Left unchecked, these cavities can keeping growing and eventually penetrate the liner, allowing oil and coolant to mix.
Once that happens, it’s only a matter of time before the engine fails.
Fighting liner cavitation the old way
For years, formulators have added metallic salts, like nitrites and molybdenates, to coolant that attach themselves to the liner and form a sacrificial layer.
When the coolant bubbles implode, the metallic salts absorb the pressure and break off from the liner surface rather than the metal itself.
As we’ve seen, metallic salts naturally deplete over time, meaning you must replenish them periodically by adding a supplemental diesel coolant additive.
Fighting cavitation the new way
The trend in the coolant market – and the strategy we use at AMSOIL – is to eliminate adding an SCA by formulating coolant with hybrid organic acid technology (HOAT).
The chemistry of HOAT coolants passivates the liner surface, which coats it in a thin inert layer that provides protection against cavitation and corrosion.
Unlike old-fashioned metallic salts, the additives in HOAT coolants last much longer, meaning you don’t have to replenish the system with an SCA.
Check out how AMSOIL Heavy-Duty Antifreeze & Coolant and Passenger Car & Light Truck Antifreeze & Coolant prevent cavitation and corrosion in industry-standard testing.
Answering the question…
So, do you need to use a supplemental diesel coolant additive (SCA)?
Not if you’re using AMSOIL antifreeze & coolant.
For you heavy-duty operators, Heavy-Duty Antifreeze & Coolant delivers excellent protection against overheating and corrosion for up to 1 million miles (1,609,344 km), 20,000 hours or 8 years, whichever comes first.

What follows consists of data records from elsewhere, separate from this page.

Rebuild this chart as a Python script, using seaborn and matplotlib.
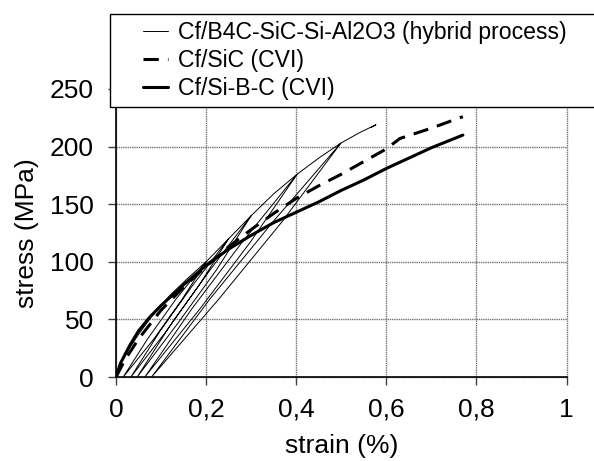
import matplotlib
matplotlib.use("Agg")
import matplotlib.pyplot as plt
from matplotlib.patches import Rectangle
import seaborn as sns

# strain (%) / stress (MPa)
sibc_strain = [0, 0.01, 0.03, 0.05, 0.075, 0.1, 0.15, 0.2, 0.25, 0.3, 0.35, 0.4,
               0.45, 0.5, 0.55, 0.6, 0.65, 0.7, 0.77]
sibc_stress = [0, 12, 27, 40, 52, 62, 80, 97, 111, 123, 134, 143,
               152, 162, 171, 181, 190, 199, 210]

sic_strain = [0, 0.02, 0.05, 0.1, 0.15, 0.2, 0.25, 0.3, 0.35, 0.4, 0.45, 0.5,
              0.55, 0.6, 0.63, 0.7, 0.77]
sic_stress = [0, 15, 33, 58, 78, 96, 113, 128, 142, 155, 166, 176,
              187, 198, 207, 216, 226]

# hybrid process: loading with unload/reload loops
hybrid_strain = [0, 0.01, 0.03, 0.05, 0.08, 0.12, 0.16, 0.20,
                 0.146, 0.084, 0.016, 0.070, 0.132, 0.20,
                 0.25, 0.185, 0.112, 0.033, 0.098, 0.171, 0.25,
                 0.30, 0.223, 0.138, 0.047, 0.124, 0.209, 0.30,
                 0.35, 0.402, 0.298, 0.186, 0.064, 0.168, 0.280, 0.402,
                 0.45, 0.499, 0.369, 0.229, 0.079, 0.209, 0.349, 0.499,
                 0.54, 0.577, 0.566]
hybrid_stress = [0, 11, 25, 37, 53, 71, 86, 100,
                 67, 33, 0, 33, 67, 100,
                 120, 80, 40, 0, 40, 80, 120,
                 140, 93, 47, 0, 47, 93, 140,
                 159, 176, 117, 59, 0, 59, 117, 176,
                 190, 203, 135, 68, 0, 68, 135, 203,
                 212, 219, 216.5]

x_ticks = [0, 0.2, 0.4, 0.6, 0.8, 1]
x_labels = ["0", "0,2", "0,4", "0,6", "0,8", "1"]
y_ticks = [0, 50, 100, 150, 200, 250]

sns.set_style("white")
plt.rcParams["font.family"] = ["Liberation Sans", "DejaVu Sans"]
plt.rcParams["text.color"] = "black"
plt.rcParams["axes.labelcolor"] = "black"

W, H = 594, 461
fig = plt.figure(figsize=(W / 100, H / 100), dpi=100)
ax = fig.add_axes([116 / W, 1 - 377 / H, (566.5 - 116) / W, (377 - 89) / H])

sns.lineplot(x=hybrid_strain, y=hybrid_stress, sort=False, estimator=None,
             color="black", lw=0.7, ax=ax)
sns.lineplot(x=sic_strain, y=sic_stress, sort=False, estimator=None,
             color="black", lw=2.2, ax=ax)
sns.lineplot(x=sibc_strain, y=sibc_stress, sort=False, estimator=None,
             color="black", lw=2.2, ax=ax)
lines = ax.get_lines()
lines[1].set_linestyle((0, (5, 3)))

ax.set_xlim(0, 1)
ax.set_ylim(0, 250)
ax.set_xticks(x_ticks)
ax.set_xticklabels(x_labels)
ax.set_yticks(y_ticks)
ax.grid(True, color="0.45", lw=1, ls=(0, (1, 0.6)))
for gl in ax.get_xgridlines() + ax.get_ygridlines():
    gl.set_clip_on(False)
for s in ["top", "right"]:
    ax.spines[s].set_visible(False)
for s in ["left", "bottom"]:
    ax.spines[s].set_color("black")
    ax.spines[s].set_linewidth(1.2)
    ax.spines[s].set_zorder(3)
ax.tick_params(axis="both", direction="out", length=6, width=1, color="0.25",
               labelsize=19, labelcolor="black")
ax.tick_params(axis="y", pad=10, left=True)
ax.tick_params(axis="x", pad=9, bottom=True)
ax.set_xlabel("strain (%)", fontsize=19, labelpad=9)
ax.set_ylabel("stress (MPa)", fontsize=19, labelpad=8)

# legend box overlapping the top of the plot
fig.add_artist(Rectangle((110 / W, 1 - 107.5 / H), (600 - 110) / W, (107.5 - 14) / H,
                         transform=fig.transFigure, facecolor="white",
                         edgecolor="black", lw=1, zorder=5))
leg = fig.legend(lines[:3],
                 ["Cf/B4C-SiC-Si-Al2O3 (hybrid process)", "Cf/SiC (CVI)", "Cf/Si-B-C (CVI)"],
                 loc="upper left", bbox_to_anchor=(143 / W, 1 - 21.5 / H),
                 bbox_transform=fig.transFigure, frameon=False, borderpad=0,
                 borderaxespad=0, handlelength=1.1, handletextpad=0.42,
                 labelspacing=0.2, fontsize=16.6)
leg.set_zorder(6)

fig.savefig("out.png", dpi=100)
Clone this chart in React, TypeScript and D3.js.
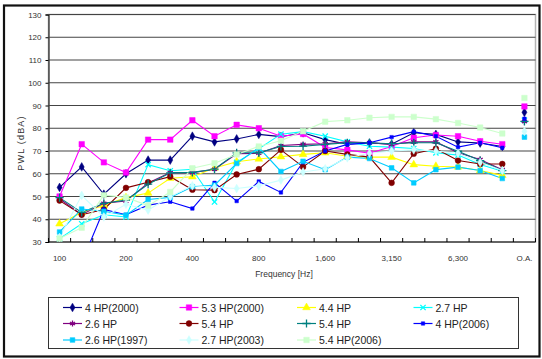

And it eliminates the hassle of adding an SCA.
For passenger car/light-truck owners, Passenger Car & Light Truck Antifreeze & Coolant eliminates additive drop-out, scaling and other issues inherent to conventional “green” coolants. It’s pre-mixed 50/50 with high-quality water and lasts up to 150,000 miles or 5 years.
For those who want a low-toxicity, biodegradable coolant, we offer AMSOIL Low Toxicity Antifreeze & Engine Coolant. It delivers excellent protection for up to 150,000 miles (241,000 km) or 5 years, whichever comes first in passenger cars and light trucks. In heavy-duty applications, it lasts 1 million miles (1,609,344 km), 20,000 hours or 8 years, whichever comes first, and is compatible with all ethylene and propylene coolant colors.